Родился 14 января 1925 года. Нормальный в принципе для японцев возраст – Мисима мог бы жить и сейчас. Получил бы еще несколько премий (но только не чаемую Нобелевку – политически ангажированная премия не для политических ультраправых), издал бы еще с десяток романов, которые бы мало кто понял (пример – поздние вещи Кэндзабуро Оэ) и, в легком старческом маразме, путая слова и лица, доставлялся б преданными ассистентами на всяческие приемы. Вряд ли бы мы о нем тогда много говорили.

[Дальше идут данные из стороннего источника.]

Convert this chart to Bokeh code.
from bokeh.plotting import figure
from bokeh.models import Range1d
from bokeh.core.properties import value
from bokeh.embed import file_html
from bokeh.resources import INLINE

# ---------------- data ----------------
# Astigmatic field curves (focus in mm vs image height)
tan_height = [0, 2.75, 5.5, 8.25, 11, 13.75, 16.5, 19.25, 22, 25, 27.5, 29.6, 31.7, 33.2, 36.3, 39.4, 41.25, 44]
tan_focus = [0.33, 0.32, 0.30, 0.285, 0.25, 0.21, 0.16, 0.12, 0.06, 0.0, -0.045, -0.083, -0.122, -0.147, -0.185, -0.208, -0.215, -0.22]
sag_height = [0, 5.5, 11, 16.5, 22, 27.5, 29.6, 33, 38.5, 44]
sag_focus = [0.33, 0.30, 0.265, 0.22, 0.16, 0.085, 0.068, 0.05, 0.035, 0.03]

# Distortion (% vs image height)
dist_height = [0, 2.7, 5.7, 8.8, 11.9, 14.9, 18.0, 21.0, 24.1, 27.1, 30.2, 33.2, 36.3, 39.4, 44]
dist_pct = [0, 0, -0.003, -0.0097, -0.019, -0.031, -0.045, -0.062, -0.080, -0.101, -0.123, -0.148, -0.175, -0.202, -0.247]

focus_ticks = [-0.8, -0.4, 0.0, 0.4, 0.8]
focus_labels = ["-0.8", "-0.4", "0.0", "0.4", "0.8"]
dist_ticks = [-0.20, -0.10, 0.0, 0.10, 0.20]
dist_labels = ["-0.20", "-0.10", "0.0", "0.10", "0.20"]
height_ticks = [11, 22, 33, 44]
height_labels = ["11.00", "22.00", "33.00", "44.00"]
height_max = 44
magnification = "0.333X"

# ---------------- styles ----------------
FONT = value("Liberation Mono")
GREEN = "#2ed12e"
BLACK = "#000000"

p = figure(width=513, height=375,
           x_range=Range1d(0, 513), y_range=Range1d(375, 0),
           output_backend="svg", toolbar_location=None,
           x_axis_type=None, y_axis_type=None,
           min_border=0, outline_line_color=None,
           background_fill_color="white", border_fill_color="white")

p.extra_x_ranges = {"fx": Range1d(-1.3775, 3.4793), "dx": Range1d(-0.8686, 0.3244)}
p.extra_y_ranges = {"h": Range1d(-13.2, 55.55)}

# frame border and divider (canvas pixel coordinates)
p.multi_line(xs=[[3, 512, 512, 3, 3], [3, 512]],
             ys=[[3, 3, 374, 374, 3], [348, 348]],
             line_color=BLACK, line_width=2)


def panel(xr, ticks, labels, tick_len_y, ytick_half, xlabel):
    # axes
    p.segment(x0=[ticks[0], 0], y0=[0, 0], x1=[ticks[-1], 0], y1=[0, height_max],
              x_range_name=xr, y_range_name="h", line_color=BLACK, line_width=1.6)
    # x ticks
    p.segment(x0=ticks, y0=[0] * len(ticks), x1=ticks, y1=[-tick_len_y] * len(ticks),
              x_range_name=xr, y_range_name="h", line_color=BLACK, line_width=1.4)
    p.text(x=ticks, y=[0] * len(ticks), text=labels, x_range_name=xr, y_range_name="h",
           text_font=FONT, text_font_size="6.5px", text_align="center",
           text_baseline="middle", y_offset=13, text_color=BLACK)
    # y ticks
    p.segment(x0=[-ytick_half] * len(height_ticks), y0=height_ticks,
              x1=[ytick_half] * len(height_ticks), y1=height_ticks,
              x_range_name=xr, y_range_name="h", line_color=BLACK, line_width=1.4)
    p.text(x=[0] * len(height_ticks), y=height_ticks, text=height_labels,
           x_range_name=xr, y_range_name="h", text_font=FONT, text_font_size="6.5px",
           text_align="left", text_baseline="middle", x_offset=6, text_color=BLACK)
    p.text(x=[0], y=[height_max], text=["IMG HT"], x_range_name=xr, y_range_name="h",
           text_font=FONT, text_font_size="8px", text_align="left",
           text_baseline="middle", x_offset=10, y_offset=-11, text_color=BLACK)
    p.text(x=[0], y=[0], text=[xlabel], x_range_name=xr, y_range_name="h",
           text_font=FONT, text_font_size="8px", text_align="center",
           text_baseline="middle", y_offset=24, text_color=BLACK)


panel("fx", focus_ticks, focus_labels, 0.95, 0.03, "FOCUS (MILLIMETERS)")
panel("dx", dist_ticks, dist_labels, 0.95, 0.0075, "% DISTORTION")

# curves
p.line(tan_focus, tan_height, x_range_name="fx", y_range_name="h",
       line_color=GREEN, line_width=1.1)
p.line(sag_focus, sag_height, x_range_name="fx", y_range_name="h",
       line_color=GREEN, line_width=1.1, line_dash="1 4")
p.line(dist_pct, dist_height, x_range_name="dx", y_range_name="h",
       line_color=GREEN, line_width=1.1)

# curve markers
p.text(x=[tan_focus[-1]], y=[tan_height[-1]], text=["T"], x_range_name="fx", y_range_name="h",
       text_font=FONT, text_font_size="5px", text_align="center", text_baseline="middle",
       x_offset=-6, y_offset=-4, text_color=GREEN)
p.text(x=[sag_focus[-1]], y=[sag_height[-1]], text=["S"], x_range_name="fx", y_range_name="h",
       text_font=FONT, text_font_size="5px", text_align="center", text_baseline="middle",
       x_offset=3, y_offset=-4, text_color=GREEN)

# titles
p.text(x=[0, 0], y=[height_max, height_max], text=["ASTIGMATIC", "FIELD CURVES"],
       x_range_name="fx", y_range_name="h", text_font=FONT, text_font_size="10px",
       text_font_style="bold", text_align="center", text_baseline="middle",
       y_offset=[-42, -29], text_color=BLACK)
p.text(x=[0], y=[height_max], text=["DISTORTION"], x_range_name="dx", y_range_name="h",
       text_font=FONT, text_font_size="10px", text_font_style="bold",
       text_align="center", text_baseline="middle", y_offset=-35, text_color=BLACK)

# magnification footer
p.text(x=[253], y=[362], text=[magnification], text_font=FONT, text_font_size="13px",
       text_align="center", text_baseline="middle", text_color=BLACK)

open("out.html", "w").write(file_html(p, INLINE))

Хилый задохлик утверждал, что начал помнить себя совсем рано – увидел колкий луч солнца на тазике, в котором его обмывали. «Тазик был совсем новый, из отполированного свежего дерева; изнутри я видел, как на его бортике ослепительно вспыхнул луч света – яркий, золотой, и всего в одном месте» («Исповедь маски»). Этого луча могло и не быть (у мальчика Кимитакэ Хираока было даже слишком богатое воображение), но – он пронзил тогда этого мальчика, как потом меч для сэппуку, он заразил его неизлечимыми мечтами, как инфицированный шприц. Этот луч выжег ему какую-то внутреннюю сетчатку и потом мерещился на всем.

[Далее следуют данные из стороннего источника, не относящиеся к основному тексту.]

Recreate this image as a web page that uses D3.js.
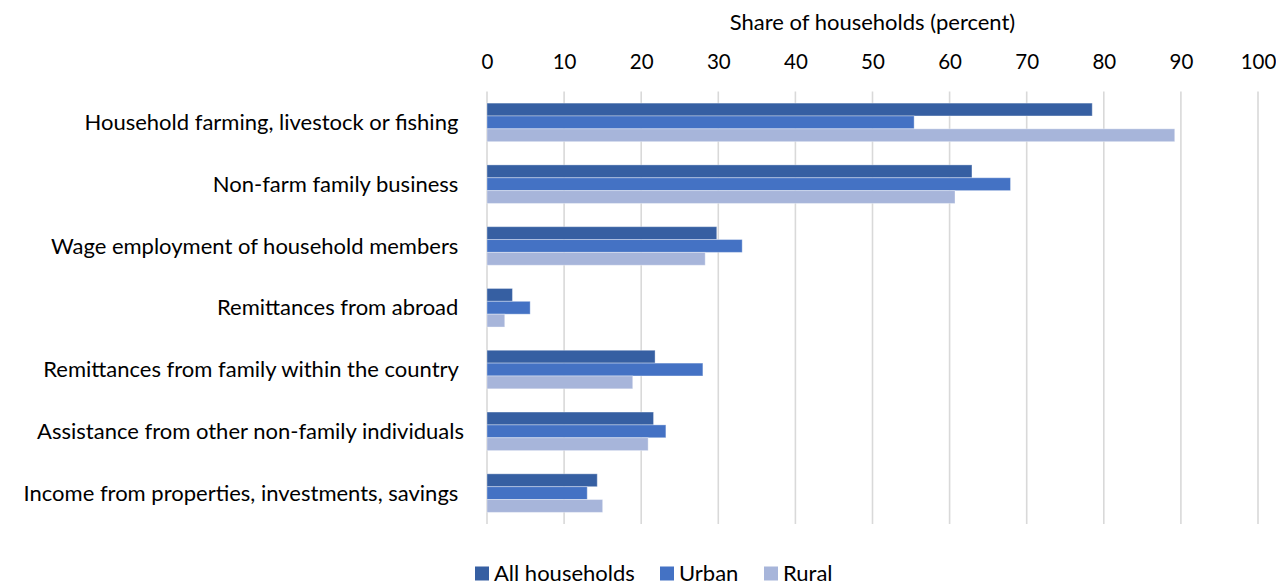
<!DOCTYPE html>
<html>
<head>
<meta charset="utf-8">
<script src="https://cdn.jsdelivr.net/npm/d3@7"></script>
<style>
  html, body { margin: 0; padding: 0; background: #ffffff; }
  svg { display: block; }
  text { font-family: Lato, "Open Sans", sans-serif; fill: #000000; }
</style>
</head>
<body>
<svg id="chart" width="1276" height="584"></svg>
<script>
// Sources of household income, share of households by area
const categories = [
  "Household farming, livestock or fishing ",
  "Non-farm family business ",
  "Wage employment of household members ",
  "Remittances from abroad ",
  "Remittances from family within the country ",
  "Assistance from other non-family individuals",
  "Income from properties, investments, savings "
];
const seriesNames = ["All households", "Urban", "Rural"];
const allHouseholds = [78.5, 62.9, 29.8, 3.3, 21.8, 21.6, 14.3];
const urban         = [55.4, 67.9, 33.1, 5.6, 28.0, 23.2, 13.0];
const rural         = [89.2, 60.7, 28.3, 2.3, 18.9, 20.9, 15.0];
const xTicks = [0, 10, 20, 30, 40, 50, 60, 70, 80, 90, 100];
const axisTitle = "Share of households (percent)";
const colors = ["#365fa2", "#4472c4", "#a7b5da"];

const seriesValues = [allHouseholds, urban, rural];

const svg = d3.select("#chart");
const margin = { top: 91.5, left: 487 };
const plotH = 524 - margin.top;
const fontSize = "22px";

const x = d3.scaleLinear().domain([0, 100]).range([0, 771]);
const y = d3.scaleBand().domain(categories).range([0, plotH]).paddingInner(0.376).paddingOuter(0.188);
const ySub = d3.scaleBand().domain(seriesNames).range([0, y.bandwidth()]);

const g = svg.append("g").attr("transform", `translate(${margin.left},${margin.top})`);

// vertical gridlines
g.append("g").selectAll("line").data(xTicks).join("line")
  .attr("x1", d => x(d)).attr("x2", d => x(d))
  .attr("y1", 0).attr("y2", plotH)
  .attr("stroke", "#d9d9d9").attr("stroke-width", 1.6);

// top axis labels
const axis = d3.axisTop(x).tickValues(xTicks).tickSize(0).tickPadding(0);
const axG = g.append("g").attr("transform", "translate(0,-22.5)").call(axis);
axG.select(".domain").remove();
axG.selectAll("text").style("font-family", "Lato, sans-serif").style("font-size", "20.5px").attr("fill", "#000");

// axis title
svg.append("text")
  .attr("x", margin.left + x(50)).attr("y", 30)
  .attr("text-anchor", "middle").style("font-size", fontSize)
  .text(axisTitle);

// bars
const groups = g.append("g").selectAll("g").data(categories).join("g")
  .attr("transform", c => `translate(0,${y(c)})`);
groups.selectAll("rect")
  .data((c, i) => seriesNames.map((s, k) => ({ s, v: seriesValues[k][i], k })))
  .join("rect")
  .attr("x", x(0))
  .attr("y", d => ySub(d.s))
  .attr("width", d => x(d.v) - x(0))
  .attr("height", ySub.bandwidth())
  .attr("fill", d => colors[d.k])
  .attr("stroke", "rgba(255,255,255,0.35)").attr("stroke-width", 1);

// category labels
g.append("g").selectAll("text").data(categories).join("text")
  .attr("x", -23)
  .attr("y", c => y(c) + y.bandwidth() / 2)
  .attr("dy", "0.35em")
  .attr("text-anchor", "end")
  .style("font-size", fontSize)
  .style("white-space", "pre")
  .text(c => c);

// legend
const legendItems = [
  { name: seriesNames[0], x: 475 },
  { name: seriesNames[1], x: 660 },
  { name: seriesNames[2], x: 764 }
];
const lg = svg.append("g").selectAll("g").data(legendItems).join("g")
  .attr("transform", d => `translate(${d.x},566.5)`);
lg.append("rect").attr("width", 14).attr("height", 14).attr("fill", (d, i) => colors[i]);
lg.append("text").attr("x", 19).attr("y", 14)
  .style("font-size", fontSize).text(d => d.name);
</script>
</body>
</html>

На прекрасных телах японских Аполлонов, юношей редкой привлекательности (и не менее редкой глупости, но это уж к слову), «с широкой грудью и нежной красотой» («Запретные цвета»), сражающих всех окрест одним ленивым взглядом своих равнодушных глаз. На самих древнегреческих статуях в залитой золотым сиянием Греции – Мисима успел немало попутешествовать по миру, но только в Греции нашел «единство красоты и духа, этики и эстетики» и «здоровье в ницшеанском смысле слова» (вернувшись, он установил статую Аполлона в саду своего токийского особняка – тогда еще не было слова «китч», но сейчас-то мы его знаем). На морских волнах, убаюкивающих и зовущих куда-то далеко в море, чей зов еще надо расшифровать, но пока надо убить тех, кто недостойно служит этому зову («Полуденный буксир»). Даже на пляшущих в ночи огнях факелов синтоистского шествия, блестящих потных плечах опять же прекрасного юноши, который несет передвижной алтарь «о-микоси» и будет потом – долой, долой искушение – изрублен («Жажда любви»).

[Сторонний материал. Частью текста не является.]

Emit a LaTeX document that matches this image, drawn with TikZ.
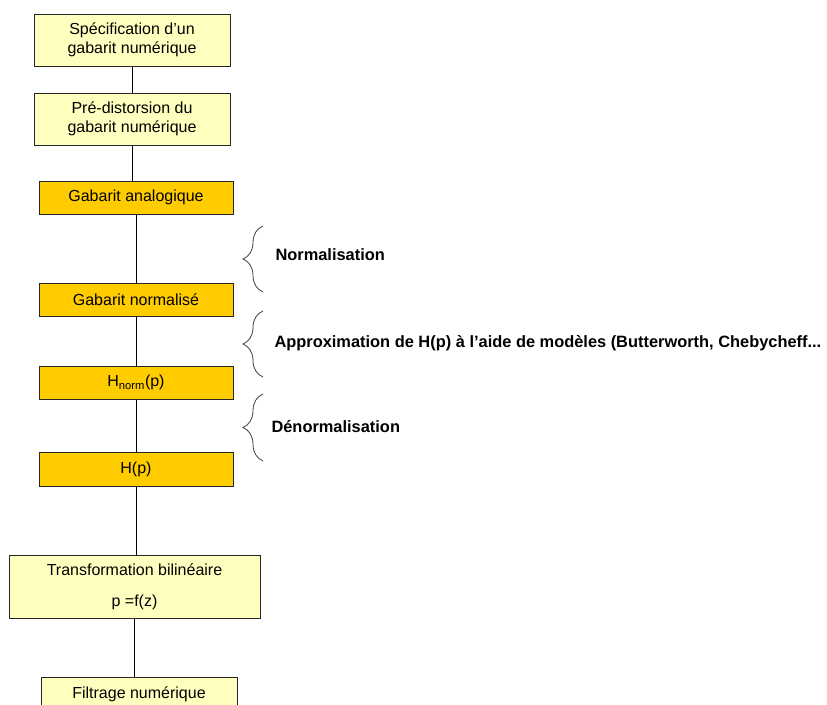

Потому что хоть солнечный свет и падает откуда-то сверху, из небесных запредельных далей, где живет только солнечная богиня Аматэрасу и ее не менее божественный потомок император, но искать его надо внутри, глубоко внутри прекрасного тела. Ведь «чем это так отвратительно внутреннее наше устройство? Разве не одной оно природы с глянцевой юной кожей?.. Что же бесчеловечного в уподоблении нашего тела розе, которая одинаково прекрасна как снаружи, так и изнутри? Представляете, если бы люди могли вывернуть свои души и тела наизнанку – грациозно, словно переворачивая лепесток розы, – и подставить их сиянию солнца и дыханию майского ветерка…» («Золотой Храм»). Луч мерещился, конечно, и на стенах самого Золотого Храма, который он сожжет, пытаясь избавиться от искуса (сжег-то сумасшедший служитель храма, а Мисима, как его любимый Достоевский, вычитал сюжет в газете – но чья кинутая спичка горит ярче, того уже для нас безымянного или Мисимы?): «Храм, незыблемый и спокойный, стоял передо мной во всей своей красе, пылая в солнечных лучах, словно в языках пламени. Над горами плыли величественные облака – точно такие же видел я краешком глаза над морем, когда отпевали отца. Наполненные угрюмым сиянием, они взирали свысока на затейливое сооружение. В лучах безжалостного этого света Золотой Храм выглядел строже; тая внутри мрак и холод, он словно отвергал своим загадочным силуэтом блеск и сверкание окружающего мира. А парящий над крышей феникс крепче вцепился острыми когтями в пьедестал, твердо решив устоять перед натиском солнца». И, конечно, лучи эти падали на смерть. Хотя нет, не падали, они исходили от нее, она ими – лучилась. Смерть и была этим сиянием. Той демонической красотой, что заставила Мисиму однажды записать свою фамилию другими иероглифами – «зачарованный смертью дьявол».